While the works are highly conceptual and use everyday objects, they each harbour a hilarious perversity—from the strawberry baskets of sifted gravel (Particle Shifts, 2007) to the grated tofu hanging off of a ventilation grate (Grate, 2006). The punch line is not a note, but a sustained snickering; and objects are not material so much as forms re-forming.

Jennifer was secretly living in her loft studio at the time, and I remember seeing the maquettes for the early stages of her first major public art commission with the City of Winnipeg. We talked process and I was convinced in her curiosity with the material. We would later record a lengthy interview about the public art sculpture that played on viewer perspective. All of that material was lost when my laptop was stolen in Scotland.
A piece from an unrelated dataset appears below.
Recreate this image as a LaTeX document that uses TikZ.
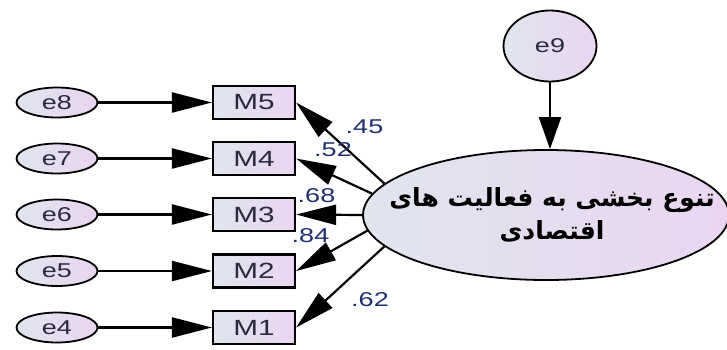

In 2012 I was just getting back into researching for this show and I was trying to see everyone again. After I’d disappeared from the country for nearly a year, I wasn’t sure who would still be interested in taking part in the show. In that time, Jennifer had moved out west to teach in Victoria.

I was in the car with Divya Mehra and we were driving back towards Winnipeg after a short visit to Heather Benning’s studio when Divya got a text from Jennifer asking for last minute help with some final sight lines with city officials. I volunteered. I had not spoken with Jennifer since she moved to Victoria and I left for Scotland, and I didn’t know if she was still interested in making work for the show.

The next morning, I woke up exhausted from the trip and with only ten minutes to meet Jennifer at the car rental return place where she was picking me up in order to drive to the baseball field. I threw on the first things I saw and ran down the street to the car. Only after I started driving did I realize I had no idea where the car rental place actually was—they had picked me up, I had not gone to them. I drove right into Osborne Junction—aka, Confusion Corner—and made Jennifer anxious and late for her meeting. We didn’t talk much about the show as she drove. I wondered if I was just wasting her time and mine, but she broke the news that she’d just been made an Assistant Professor in Victoria. I was just so overwhelmingly happy for her. I then stood in the rain for about an hour, at times holding a twenty-foot-high wooden post, and then I got on a plane to go home.

We would have an actual meeting later that fall, while I was over in Victoria on some other business—after the initial September 2012 dates of the show had come and gone, but before the gallery pushed the show back again from January to June 2013. Jennifer reassured me that she would make a work, but that I would not know what it was until the time of install. That’s just her process. Because of our studio visit some two or three years earlier, I knew this to be true. It was because of this logistical hiccup—the fact that I would not know all of the final works until the exhibition was installed—that I was led to write these portrait sketches of each artist. The process of writing about the accumulating interactions also reflected my curatorial practice, building on the overlaps and reflections that happen over a long period of time, elapsing experiences from one into multiples back again into one.